## [Exercise]
Locate and copy each line in the data that contains the word "page".

'''

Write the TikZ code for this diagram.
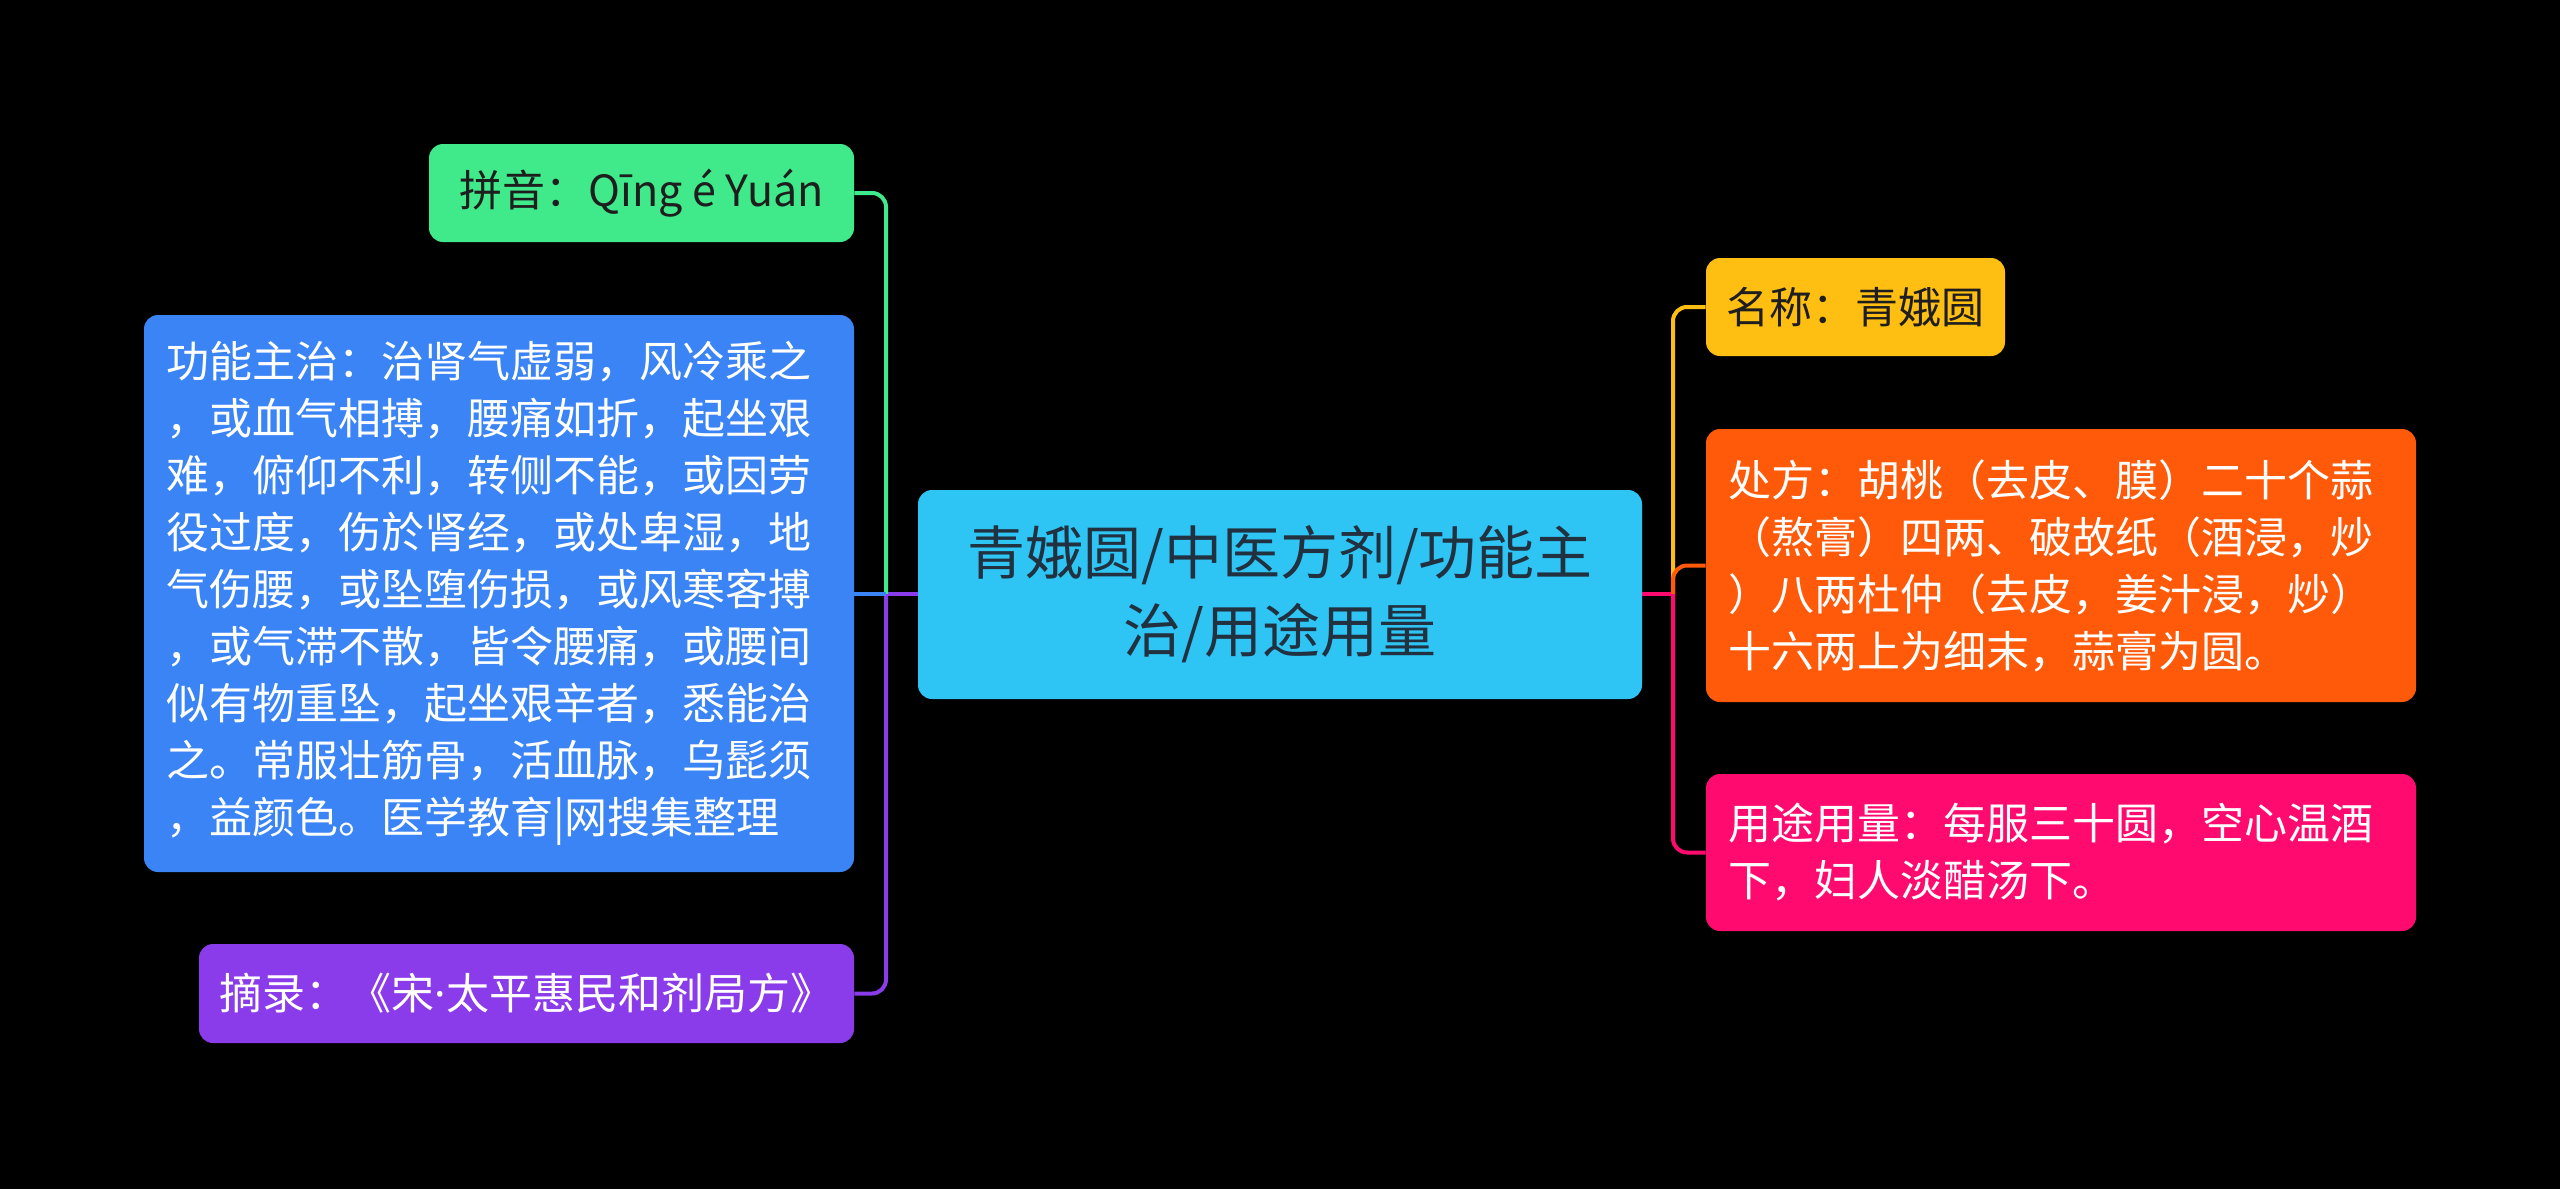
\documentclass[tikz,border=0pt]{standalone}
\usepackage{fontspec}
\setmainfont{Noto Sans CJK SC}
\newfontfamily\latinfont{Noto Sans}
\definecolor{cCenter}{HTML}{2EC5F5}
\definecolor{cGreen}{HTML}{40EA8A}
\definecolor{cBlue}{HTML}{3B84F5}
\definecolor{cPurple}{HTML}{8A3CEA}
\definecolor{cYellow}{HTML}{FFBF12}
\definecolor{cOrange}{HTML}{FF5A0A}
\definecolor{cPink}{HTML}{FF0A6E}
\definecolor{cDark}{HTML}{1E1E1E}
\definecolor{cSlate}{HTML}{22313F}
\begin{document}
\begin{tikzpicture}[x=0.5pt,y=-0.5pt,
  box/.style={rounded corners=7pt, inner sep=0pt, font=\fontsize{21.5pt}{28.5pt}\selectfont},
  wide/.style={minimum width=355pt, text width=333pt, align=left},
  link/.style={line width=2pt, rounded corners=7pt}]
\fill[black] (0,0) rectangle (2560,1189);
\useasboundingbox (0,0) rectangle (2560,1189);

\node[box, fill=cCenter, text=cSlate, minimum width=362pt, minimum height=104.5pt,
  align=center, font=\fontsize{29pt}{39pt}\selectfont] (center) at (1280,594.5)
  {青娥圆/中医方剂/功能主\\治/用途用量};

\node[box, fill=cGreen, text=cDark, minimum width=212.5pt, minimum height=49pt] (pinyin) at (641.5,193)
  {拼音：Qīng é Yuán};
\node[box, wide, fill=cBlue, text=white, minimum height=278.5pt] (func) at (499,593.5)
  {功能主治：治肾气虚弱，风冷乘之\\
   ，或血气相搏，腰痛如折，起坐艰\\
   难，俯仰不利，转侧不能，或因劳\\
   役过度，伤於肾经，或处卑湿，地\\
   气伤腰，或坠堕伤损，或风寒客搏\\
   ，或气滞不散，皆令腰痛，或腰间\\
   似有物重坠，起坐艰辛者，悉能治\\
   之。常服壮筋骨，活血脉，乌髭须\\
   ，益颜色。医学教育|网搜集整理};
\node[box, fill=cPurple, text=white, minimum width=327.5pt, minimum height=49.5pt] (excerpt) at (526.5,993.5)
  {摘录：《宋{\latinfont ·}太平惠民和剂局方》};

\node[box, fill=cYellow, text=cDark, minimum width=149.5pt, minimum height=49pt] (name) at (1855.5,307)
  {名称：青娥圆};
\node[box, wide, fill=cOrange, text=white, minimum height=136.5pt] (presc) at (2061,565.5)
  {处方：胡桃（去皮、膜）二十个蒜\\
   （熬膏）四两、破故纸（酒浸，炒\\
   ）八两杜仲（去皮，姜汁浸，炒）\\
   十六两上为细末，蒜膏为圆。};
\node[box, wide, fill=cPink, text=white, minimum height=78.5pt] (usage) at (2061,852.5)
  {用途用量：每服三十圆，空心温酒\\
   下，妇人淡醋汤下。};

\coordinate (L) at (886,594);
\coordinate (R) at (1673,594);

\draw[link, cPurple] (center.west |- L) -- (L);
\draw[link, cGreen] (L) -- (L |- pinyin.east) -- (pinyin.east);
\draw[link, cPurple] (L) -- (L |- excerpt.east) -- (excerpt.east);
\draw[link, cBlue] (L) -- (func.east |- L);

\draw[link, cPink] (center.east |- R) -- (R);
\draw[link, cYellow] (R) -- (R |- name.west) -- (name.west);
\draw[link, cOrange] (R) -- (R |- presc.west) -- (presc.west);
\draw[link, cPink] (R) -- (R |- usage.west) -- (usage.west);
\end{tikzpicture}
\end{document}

'''
'''

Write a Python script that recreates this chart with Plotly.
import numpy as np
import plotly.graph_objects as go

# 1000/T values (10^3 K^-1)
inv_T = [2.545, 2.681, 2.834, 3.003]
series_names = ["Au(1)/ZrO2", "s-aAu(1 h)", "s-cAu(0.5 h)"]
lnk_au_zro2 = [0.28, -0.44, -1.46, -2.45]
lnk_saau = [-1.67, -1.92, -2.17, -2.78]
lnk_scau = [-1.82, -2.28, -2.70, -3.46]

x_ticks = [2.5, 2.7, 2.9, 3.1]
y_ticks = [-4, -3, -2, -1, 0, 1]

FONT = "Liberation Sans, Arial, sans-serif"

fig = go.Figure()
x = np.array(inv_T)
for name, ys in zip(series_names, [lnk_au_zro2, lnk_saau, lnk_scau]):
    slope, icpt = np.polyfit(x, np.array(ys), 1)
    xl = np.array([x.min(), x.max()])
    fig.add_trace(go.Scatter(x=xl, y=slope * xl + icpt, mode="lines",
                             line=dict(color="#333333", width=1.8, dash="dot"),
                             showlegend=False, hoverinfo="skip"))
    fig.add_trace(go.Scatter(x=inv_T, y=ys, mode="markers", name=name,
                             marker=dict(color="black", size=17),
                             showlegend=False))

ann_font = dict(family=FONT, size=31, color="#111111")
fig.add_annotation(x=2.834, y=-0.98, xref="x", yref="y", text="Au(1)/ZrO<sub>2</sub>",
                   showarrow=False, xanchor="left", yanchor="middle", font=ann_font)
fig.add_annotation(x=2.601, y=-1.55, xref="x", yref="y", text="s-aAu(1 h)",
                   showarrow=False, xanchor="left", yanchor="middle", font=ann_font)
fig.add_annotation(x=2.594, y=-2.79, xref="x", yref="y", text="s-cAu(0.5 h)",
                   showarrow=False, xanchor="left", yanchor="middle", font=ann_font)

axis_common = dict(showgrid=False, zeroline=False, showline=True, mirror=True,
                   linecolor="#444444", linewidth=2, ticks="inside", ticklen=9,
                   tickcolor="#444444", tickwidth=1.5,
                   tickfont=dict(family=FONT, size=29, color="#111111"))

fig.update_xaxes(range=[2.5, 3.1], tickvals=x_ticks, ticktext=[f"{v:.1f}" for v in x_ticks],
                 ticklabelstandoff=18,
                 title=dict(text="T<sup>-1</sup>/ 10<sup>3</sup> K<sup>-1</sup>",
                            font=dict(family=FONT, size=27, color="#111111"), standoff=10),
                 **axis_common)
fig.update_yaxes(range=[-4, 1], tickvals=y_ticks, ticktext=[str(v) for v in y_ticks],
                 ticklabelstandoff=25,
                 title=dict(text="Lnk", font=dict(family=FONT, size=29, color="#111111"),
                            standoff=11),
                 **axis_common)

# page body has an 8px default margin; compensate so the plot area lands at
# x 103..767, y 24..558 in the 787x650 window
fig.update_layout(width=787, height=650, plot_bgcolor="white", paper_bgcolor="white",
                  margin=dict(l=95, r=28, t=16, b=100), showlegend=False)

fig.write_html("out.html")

'''
'''

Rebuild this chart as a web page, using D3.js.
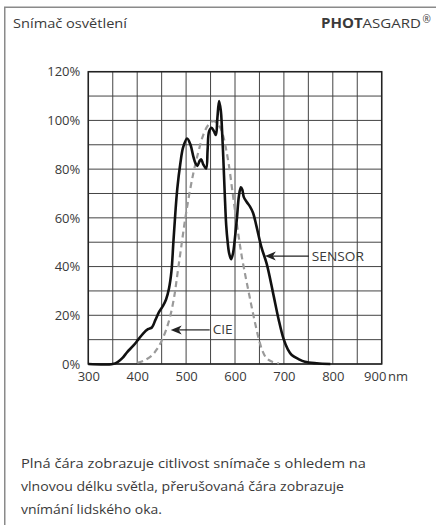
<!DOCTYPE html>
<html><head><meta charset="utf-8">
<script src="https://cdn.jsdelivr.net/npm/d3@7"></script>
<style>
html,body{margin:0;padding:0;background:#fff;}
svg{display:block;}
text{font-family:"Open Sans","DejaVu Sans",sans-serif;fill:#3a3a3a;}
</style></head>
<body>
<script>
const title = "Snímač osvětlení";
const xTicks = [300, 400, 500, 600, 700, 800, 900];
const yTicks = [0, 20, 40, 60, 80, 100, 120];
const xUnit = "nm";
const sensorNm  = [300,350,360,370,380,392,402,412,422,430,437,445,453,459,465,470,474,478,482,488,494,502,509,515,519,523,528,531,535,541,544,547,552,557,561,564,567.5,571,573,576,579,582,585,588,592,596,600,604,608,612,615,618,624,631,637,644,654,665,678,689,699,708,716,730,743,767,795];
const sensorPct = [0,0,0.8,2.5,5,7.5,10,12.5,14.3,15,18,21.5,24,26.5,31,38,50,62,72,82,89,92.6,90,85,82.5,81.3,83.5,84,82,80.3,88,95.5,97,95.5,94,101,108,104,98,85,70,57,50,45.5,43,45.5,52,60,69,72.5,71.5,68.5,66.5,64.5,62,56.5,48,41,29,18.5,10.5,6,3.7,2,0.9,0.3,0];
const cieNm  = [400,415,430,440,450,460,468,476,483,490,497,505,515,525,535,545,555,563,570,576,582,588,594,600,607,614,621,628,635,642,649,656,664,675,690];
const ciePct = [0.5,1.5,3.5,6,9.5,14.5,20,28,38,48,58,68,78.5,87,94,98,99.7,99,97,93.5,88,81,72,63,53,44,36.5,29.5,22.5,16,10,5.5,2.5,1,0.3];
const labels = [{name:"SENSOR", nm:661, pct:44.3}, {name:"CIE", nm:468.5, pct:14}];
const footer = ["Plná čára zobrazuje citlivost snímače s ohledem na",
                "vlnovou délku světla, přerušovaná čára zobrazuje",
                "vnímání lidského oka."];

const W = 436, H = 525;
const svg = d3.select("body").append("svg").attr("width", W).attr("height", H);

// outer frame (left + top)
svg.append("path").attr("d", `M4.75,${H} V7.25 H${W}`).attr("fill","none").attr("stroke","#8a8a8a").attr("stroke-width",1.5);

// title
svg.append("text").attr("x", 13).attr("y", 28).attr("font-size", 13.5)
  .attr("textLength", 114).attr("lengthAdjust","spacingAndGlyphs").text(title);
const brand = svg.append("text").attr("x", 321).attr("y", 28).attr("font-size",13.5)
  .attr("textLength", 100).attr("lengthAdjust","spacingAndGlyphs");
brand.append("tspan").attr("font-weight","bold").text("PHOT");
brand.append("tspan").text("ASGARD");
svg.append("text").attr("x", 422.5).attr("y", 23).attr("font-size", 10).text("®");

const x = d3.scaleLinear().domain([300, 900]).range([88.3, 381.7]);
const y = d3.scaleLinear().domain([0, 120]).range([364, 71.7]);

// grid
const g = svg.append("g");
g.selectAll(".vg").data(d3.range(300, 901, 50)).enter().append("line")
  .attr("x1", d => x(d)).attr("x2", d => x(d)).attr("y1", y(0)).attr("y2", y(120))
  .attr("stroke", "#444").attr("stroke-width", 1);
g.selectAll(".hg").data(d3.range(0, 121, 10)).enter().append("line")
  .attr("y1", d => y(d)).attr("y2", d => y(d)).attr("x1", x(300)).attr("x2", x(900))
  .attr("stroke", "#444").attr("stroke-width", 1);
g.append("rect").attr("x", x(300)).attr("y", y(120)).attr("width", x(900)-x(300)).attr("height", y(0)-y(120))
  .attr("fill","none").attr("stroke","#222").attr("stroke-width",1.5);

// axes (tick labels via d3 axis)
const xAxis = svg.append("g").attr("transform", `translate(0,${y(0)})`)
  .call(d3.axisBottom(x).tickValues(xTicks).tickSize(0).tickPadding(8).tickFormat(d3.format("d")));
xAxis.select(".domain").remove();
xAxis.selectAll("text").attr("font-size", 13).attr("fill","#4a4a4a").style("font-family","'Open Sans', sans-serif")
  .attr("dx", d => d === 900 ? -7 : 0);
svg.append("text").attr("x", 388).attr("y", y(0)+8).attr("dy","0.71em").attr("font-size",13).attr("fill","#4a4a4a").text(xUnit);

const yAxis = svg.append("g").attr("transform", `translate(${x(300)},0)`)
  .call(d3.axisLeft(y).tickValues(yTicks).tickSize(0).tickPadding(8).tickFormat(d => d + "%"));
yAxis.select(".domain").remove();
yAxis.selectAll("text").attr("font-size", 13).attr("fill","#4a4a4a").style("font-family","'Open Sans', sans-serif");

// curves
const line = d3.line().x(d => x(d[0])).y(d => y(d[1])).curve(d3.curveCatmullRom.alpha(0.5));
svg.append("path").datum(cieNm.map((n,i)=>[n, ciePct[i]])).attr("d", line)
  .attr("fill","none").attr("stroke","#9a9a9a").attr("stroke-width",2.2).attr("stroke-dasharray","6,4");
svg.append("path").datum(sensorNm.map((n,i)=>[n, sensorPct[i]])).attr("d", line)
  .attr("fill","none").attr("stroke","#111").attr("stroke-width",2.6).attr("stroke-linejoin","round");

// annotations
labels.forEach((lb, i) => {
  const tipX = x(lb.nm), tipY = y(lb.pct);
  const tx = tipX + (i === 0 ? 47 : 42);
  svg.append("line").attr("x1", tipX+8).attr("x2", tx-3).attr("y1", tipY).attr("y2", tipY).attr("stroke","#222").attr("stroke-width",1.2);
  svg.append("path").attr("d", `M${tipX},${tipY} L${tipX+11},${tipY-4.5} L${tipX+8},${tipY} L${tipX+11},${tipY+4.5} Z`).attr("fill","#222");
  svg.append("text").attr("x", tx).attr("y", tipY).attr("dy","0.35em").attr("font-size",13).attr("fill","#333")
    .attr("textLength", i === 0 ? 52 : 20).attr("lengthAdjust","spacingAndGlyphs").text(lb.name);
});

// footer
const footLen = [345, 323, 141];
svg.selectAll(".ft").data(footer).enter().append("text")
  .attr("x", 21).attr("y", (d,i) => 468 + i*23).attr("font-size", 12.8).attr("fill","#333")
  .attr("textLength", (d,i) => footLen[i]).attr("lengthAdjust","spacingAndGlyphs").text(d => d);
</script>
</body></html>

'''

## [Answer to the problem]
# page body has an 8px default margin; compensate so the plot area lands at
Rebuild this chart as a web page, using D3.js.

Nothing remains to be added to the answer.